=== THE PROBLEM ===
Please write the listing below out again exactly, leaving every picture behind.

=== INFORMATION PROVIDED ===

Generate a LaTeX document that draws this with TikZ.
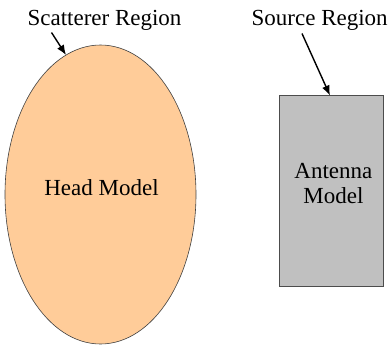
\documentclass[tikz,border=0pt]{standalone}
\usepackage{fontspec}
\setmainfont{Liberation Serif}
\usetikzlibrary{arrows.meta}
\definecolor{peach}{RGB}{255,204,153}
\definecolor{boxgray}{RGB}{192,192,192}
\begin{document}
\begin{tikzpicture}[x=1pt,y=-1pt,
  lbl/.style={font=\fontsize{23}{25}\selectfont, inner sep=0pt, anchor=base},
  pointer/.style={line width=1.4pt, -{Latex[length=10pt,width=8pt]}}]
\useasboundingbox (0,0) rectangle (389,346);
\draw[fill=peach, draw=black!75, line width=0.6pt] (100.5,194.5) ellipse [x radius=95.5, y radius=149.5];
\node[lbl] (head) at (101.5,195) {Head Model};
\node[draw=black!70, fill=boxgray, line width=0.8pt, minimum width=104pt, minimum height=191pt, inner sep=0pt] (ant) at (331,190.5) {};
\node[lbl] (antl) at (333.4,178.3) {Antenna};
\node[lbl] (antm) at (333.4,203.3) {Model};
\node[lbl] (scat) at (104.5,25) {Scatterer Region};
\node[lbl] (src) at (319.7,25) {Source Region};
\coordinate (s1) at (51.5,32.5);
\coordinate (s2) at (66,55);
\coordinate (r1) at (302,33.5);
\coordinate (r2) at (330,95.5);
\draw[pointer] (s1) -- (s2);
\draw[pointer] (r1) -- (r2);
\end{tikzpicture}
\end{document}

=== RESULT BELOW ===
Generate a LaTeX document that draws this with TikZ.
\documentclass[tikz,border=0pt]{standalone}
\usepackage{fontspec}
\setmainfont{Liberation Serif}
\usetikzlibrary{arrows.meta}
\definecolor{peach}{RGB}{255,204,153}
\definecolor{boxgray}{RGB}{192,192,192}
\begin{document}
\begin{tikzpicture}[x=1pt,y=-1pt,
  lbl/.style={font=\fontsize{23}{25}\selectfont, inner sep=0pt, anchor=base},
  pointer/.style={line width=1.4pt, -{Latex[length=10pt,width=8pt]}}]
\useasboundingbox (0,0) rectangle (389,346);
\draw[fill=peach, draw=black!75, line width=0.6pt] (100.5,194.5) ellipse [x radius=95.5, y radius=149.5];
\node[lbl] (head) at (101.5,195) {Head Model};
\node[draw=black!70, fill=boxgray, line width=0.8pt, minimum width=104pt, minimum height=191pt, inner sep=0pt] (ant) at (331,190.5) {};
\node[lbl] (antl) at (333.4,178.3) {Antenna};
\node[lbl] (antm) at (333.4,203.3) {Model};
\node[lbl] (scat) at (104.5,25) {Scatterer Region};
\node[lbl] (src) at (319.7,25) {Source Region};
\coordinate (s1) at (51.5,32.5);
\coordinate (s2) at (66,55);
\coordinate (r1) at (302,33.5);
\coordinate (r2) at (330,95.5);
\draw[pointer] (s1) -- (s2);
\draw[pointer] (r1) -- (r2);
\end{tikzpicture}
\end{document}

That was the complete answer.